Don't Stop Believin' album art
January 22, 2026

Don't Stop Believin'

Journey

The chorus of “Don’t Stop Believin’” does not arrive until three minutes and twenty seconds into the song.

That is nearly the whole running time. The most shouted-along chorus in American life — the one that closed out The Sopranos, the one attempted at karaoke every night by people who cannot hit Steve Perry’s notes — and Journey withheld it until the song was almost over. Jonathan Cain, Steve Perry, and Neal Schon built three minutes and twenty seconds of road before the payoff, and trusted you to stay in the car. I want to start with that fact, because everything true about this song is inside it.

I know what the song has become. It is in every movie where someone needs to feel hopeful. It has been sung badly at weddings and closing time and karaoke so many times it has worn down into furniture, the kind of song people claim to be tired of.

None of that changes what happens when the piano starts. It still works on me, every time. I stopped apologizing for that a long time ago.


Read the lyrics. Actually read them.

A small-town girl. A city boy. Smoky rooms. Strangers in the night. Nobody arrives anywhere. Nobody wins. The song never promises that anything will work out — not for her, not for him, not for the strangers. The people in it just keep going, on and on and on and on, and the song offers that as the entire resolution. There is no second act where the city boy makes it. The going is the whole story.

That’s not optimism. That’s stubbornness. That’s refusing to quit even when quitting makes sense.

“Don’t stop believin’” isn’t advice. It’s a dare.


Strangers waiting, up and down the boulevard. That’s the line that always catches. It isn’t a metaphor for anything. It’s just true — there is always someone out there at 2 AM, broke and scared, halfway through the dumbest decision of their life, everything they own in the back of a rented truck and no job waiting on the other end. The song doesn’t tell that person it’ll work out. It just rolls the window down beside them and sings along.
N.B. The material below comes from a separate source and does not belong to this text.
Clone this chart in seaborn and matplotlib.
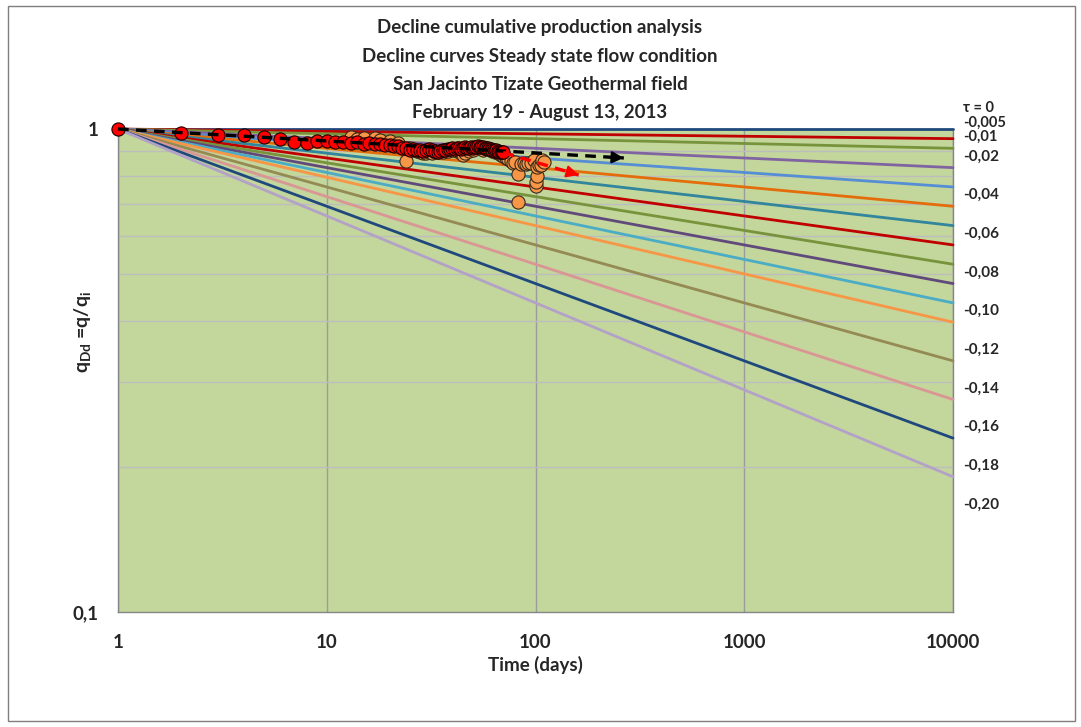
import numpy as np
import pandas as pd
import matplotlib
matplotlib.use("Agg")
import matplotlib.pyplot as plt
from matplotlib.patches import Rectangle
from matplotlib.ticker import FixedLocator, NullLocator
import seaborn as sns

# ---------------- data ----------------
taus = [0, -0.005, -0.01, -0.02, -0.03, -0.04, -0.05, -0.06, -0.07, -0.08,
        -0.09, -0.10, -0.12, -0.14, -0.16, -0.18]
tau_colors = ['#1F497D', '#C00000', '#77933C', '#8064A2', '#558ED5', '#E46C0A',
              '#31859C', '#C00000', '#77933C', '#604A7B', '#4BACC6', '#F79646',
              '#948A54', '#D99694', '#1F497D', '#B3A2C7']
curve_t = [1, 10000]

label_texts = ['τ = 0', '-0,005', '-0,01', '-0,02', '-0,04', '-0,06', '-0,08',
               '-0,10', '-0,12', '-0,14', '-0,16', '-0,18', '-0,20']
label_taus = [0, -0.005, -0.01, -0.02, -0.04, -0.06, -0.08, -0.10, -0.12,
              -0.14, -0.16, -0.18, -0.20]

red_t = list(range(1, 71))
red_q = [1.000, 0.981, 0.972, 0.972, 0.963, 0.955, 0.940, 0.935, 0.944, 0.944,
         0.940, 0.940, 0.937, 0.941, 0.933, 0.935, 0.930, 0.932, 0.926, 0.928,
         0.922, 0.920, 0.915, 0.912, 0.905, 0.908, 0.903, 0.906, 0.902, 0.905,
         0.908, 0.905, 0.900, 0.898, 0.902, 0.905, 0.903, 0.908, 0.910, 0.912,
         0.909, 0.913, 0.915, 0.911, 0.913, 0.916, 0.912, 0.915, 0.918, 0.915,
         0.919, 0.917, 0.920, 0.919, 0.916, 0.918, 0.915, 0.912, 0.914, 0.910,
         0.908, 0.906, 0.904, 0.902, 0.905, 0.900, 0.898, 0.897, 0.895, 0.896]

orange_t = [13, 14, 15, 17, 18, 20, 22, 24, 25, 26, 27, 28, 29, 30, 31, 32, 33,
            34, 35, 36, 38, 40, 42, 44, 45, 46, 48, 50, 52, 54, 56, 58, 60, 62,
            64, 66, 68, 70, 72, 74, 76, 78, 80, 82, 82, 85, 88, 90, 92, 95, 98,
            100, 101, 102, 102, 104, 106, 108, 110]
orange_q = [0.964, 0.955, 0.958, 0.956, 0.950, 0.945, 0.935, 0.860, 0.915, 0.905,
            0.900, 0.895, 0.892, 0.890, 0.896, 0.893, 0.898, 0.895, 0.900, 0.897,
            0.900, 0.905, 0.900, 0.892, 0.884, 0.890, 0.900, 0.905, 0.919, 0.912,
            0.905, 0.910, 0.908, 0.900, 0.895, 0.890, 0.885, 0.880, 0.872, 0.868,
            0.860, 0.849, 0.855, 0.806, 0.707, 0.845, 0.850, 0.848, 0.852, 0.849,
            0.863, 0.763, 0.776, 0.800, 0.836, 0.842, 0.842, 0.863, 0.855]

black_trend_t = [1, 265]
black_trend_q = [1.0, 0.871]
red_trend_t = [70, 161]
red_trend_q = [0.894, 0.803]

title_lines = ['Decline cumulative production analysis',
               'Decline curves Steady state flow condition',
               'San Jacinto Tizate Geothermal field',
               'February 19 - August 13, 2013']

# ---------------- style ----------------
sns.set_theme(style="white")
plt.rcParams['font.family'] = ['Lato', 'DejaVu Sans']
plt.rcParams['font.weight'] = 'bold'
plt.rcParams['mathtext.fontset'] = 'custom'
plt.rcParams['mathtext.rm'] = 'Lato:bold'
plt.rcParams['mathtext.it'] = 'Lato:bold'
plt.rcParams['mathtext.bf'] = 'Lato:bold'

W, H = 1081, 727
fig = plt.figure(figsize=(W / 100, H / 100), dpi=100)
fig.patch.set_facecolor('white')
ax = fig.add_axes([118 / W, 1 - 612 / H, 835 / W, 483 / H])
ax.set_facecolor('#C3D69B')
ax.set_xscale('log')
ax.set_yscale('log')

# type curves
rows = []
for tau in taus:
    for t in curve_t:
        rows.append({'t': t, 'q': t ** tau, 'tau': str(tau)})
curves = pd.DataFrame(rows)
sns.lineplot(data=curves, x='t', y='q', hue='tau', hue_order=[str(t) for t in taus],
             palette=tau_colors, linewidth=2.0, legend=False, ax=ax, sort=False,
             zorder=3)

# data points
sns.scatterplot(x=orange_t, y=orange_q, s=90, color='#F79646', edgecolor='#3A2A1A',
                linewidth=0.8, ax=ax, zorder=5, legend=False)
sns.scatterplot(x=red_t, y=red_q, s=90, color='#FF0000', edgecolor='#1A0000',
                linewidth=0.8, ax=ax, zorder=6, legend=False)

# trend arrows
def dashed_arrow(tt, qq, color):
    ax.plot(tt, qq, color=color, lw=2.4, dashes=(3.2, 2.2), zorder=7,
            solid_capstyle='butt', clip_on=False)
    lt0, lt1 = np.log10(tt[0]), np.log10(tt[1])
    lq0, lq1 = np.log10(qq[0]), np.log10(qq[1])
    f = 0.97
    start = (10 ** (lt0 + f * (lt1 - lt0)), 10 ** (lq0 + f * (lq1 - lq0)))
    ax.annotate('', xy=(tt[1], qq[1]), xytext=start,
                arrowprops=dict(arrowstyle='-|>,head_length=0.6,head_width=0.3',
                                color=color, lw=1.5, shrinkA=0, shrinkB=0),
                zorder=8)

dashed_arrow(black_trend_t, black_trend_q, 'black')
dashed_arrow(red_trend_t, red_trend_q, '#FF0000')

for art in ax.lines + ax.collections:
    art.set_clip_on(False)

ax.set_xlim(1, 10000)
ax.set_ylim(0.1, 1)

# grid
ax.xaxis.set_major_locator(FixedLocator([1, 10, 100, 1000, 10000]))
ax.xaxis.set_minor_locator(NullLocator())
ax.yaxis.set_major_locator(FixedLocator([0.1, 1]))
ax.yaxis.set_minor_locator(FixedLocator([0.2, 0.3, 0.4, 0.5, 0.6, 0.7, 0.8, 0.9]))
ax.set_xticklabels(['1', '10', '100', '1000', '10000'])
ax.set_yticklabels(['0,1', '1'])
ax.yaxis.set_minor_formatter(matplotlib.ticker.NullFormatter())
ax.grid(False)
ax.grid(True, which='major', axis='x', color='#9C9C9C', lw=1.0, zorder=1)
ax.grid(True, which='minor', axis='y', color='#BDBDBD', lw=1.0, zorder=1)
ax.set_axisbelow(True)

ax.tick_params(axis='x', which='major', direction='out', length=5, width=1,
               color='#868686', pad=11, labelsize=13.5)
ax.tick_params(axis='y', which='major', direction='out', length=4, width=1,
               color='#868686', pad=10, labelsize=13.5)
ax.tick_params(axis='y', which='minor', length=0)
for lab in ax.get_xticklabels() + ax.get_yticklabels():
    lab.set_fontweight('bold')

for side in ['left', 'bottom', 'right']:
    ax.spines[side].set_color('#868686')
    ax.spines[side].set_linewidth(1.0)
ax.spines['top'].set_visible(False)

ax.set_xlabel('Time (days)', fontsize=13.5, fontweight='bold')
ax.xaxis.set_label_coords(0.5, -(656 - 612) / 483)
ax.set_ylabel(r'q$_\mathrm{Dd}$ =q/q$_\mathrm{i}$', fontsize=14, fontweight='bold')
ax.yaxis.set_label_coords(-(118 - 93) / 835, 0.58)

# tau labels on the right
special = {0: (21, 10.5), -0.005: (16, 10.5), -0.01: (12, 10.5)}
for txt, tau in zip(label_texts, label_taus):
    off, fs = special.get(tau, (11, 11))
    ax.annotate(txt, xy=(1.0, 10000 ** tau), xycoords=('axes fraction', 'data'),
                xytext=(7, off * 0.72), textcoords='offset points',
                ha='left', va='center', fontsize=fs, fontweight='bold',
                annotation_clip=False)

# titles
for i, line in enumerate(title_lines):
    fig.text(540 / W, 1 - (28 + 28.3 * i) / H, line, ha='center', va='center',
             fontsize=13.5, fontweight='bold')

# chart border
fig.patches.append(Rectangle((8 / W, 1 - 721 / H), (1075 - 8) / W, (721 - 6) / H,
                             transform=fig.transFigure, fill=False,
                             edgecolor='#7F7F7F', lw=1.0))

fig.savefig('out.png', dpi=100)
That’s the whole consolation it offers. Not a promise. Company.


Here is why the late chorus matters, and why I keep coming back to it.

A song about waiting makes you wait. Three minutes and twenty seconds of verses and build before the title line ever shows up — that is the small-town girl’s ride, the city boy’s smoky room, the long dark stretch where nothing has resolved and nothing has been promised. The structure of the song is the argument of the song. The payoff comes late because in life it comes late, when it comes at all, and you do not get to skip ahead to it. You sing the verses in the dark and you keep driving.

Most bands would have put that chorus at forty seconds and cashed it three more times before the fade. Journey held it back, and the holding back is the reason the moment lands the way it does — at the wedding, at closing time, in the last scene of The Sopranos, on an empty highway at 2 AM. By the time the chorus finally arrives, you have earned it. You have been waiting the whole song, the way the people in the song have been waiting their whole lives, and when it comes you don’t sing it so much as it comes out of you.

So play it at every wedding. Scream it at closing time. Belt it badly at karaoke. I’ll be right there with you, not hitting the notes, not caring, believing anyway.

The chorus comes at three minutes and twenty seconds. You have to stay in the song to hear it.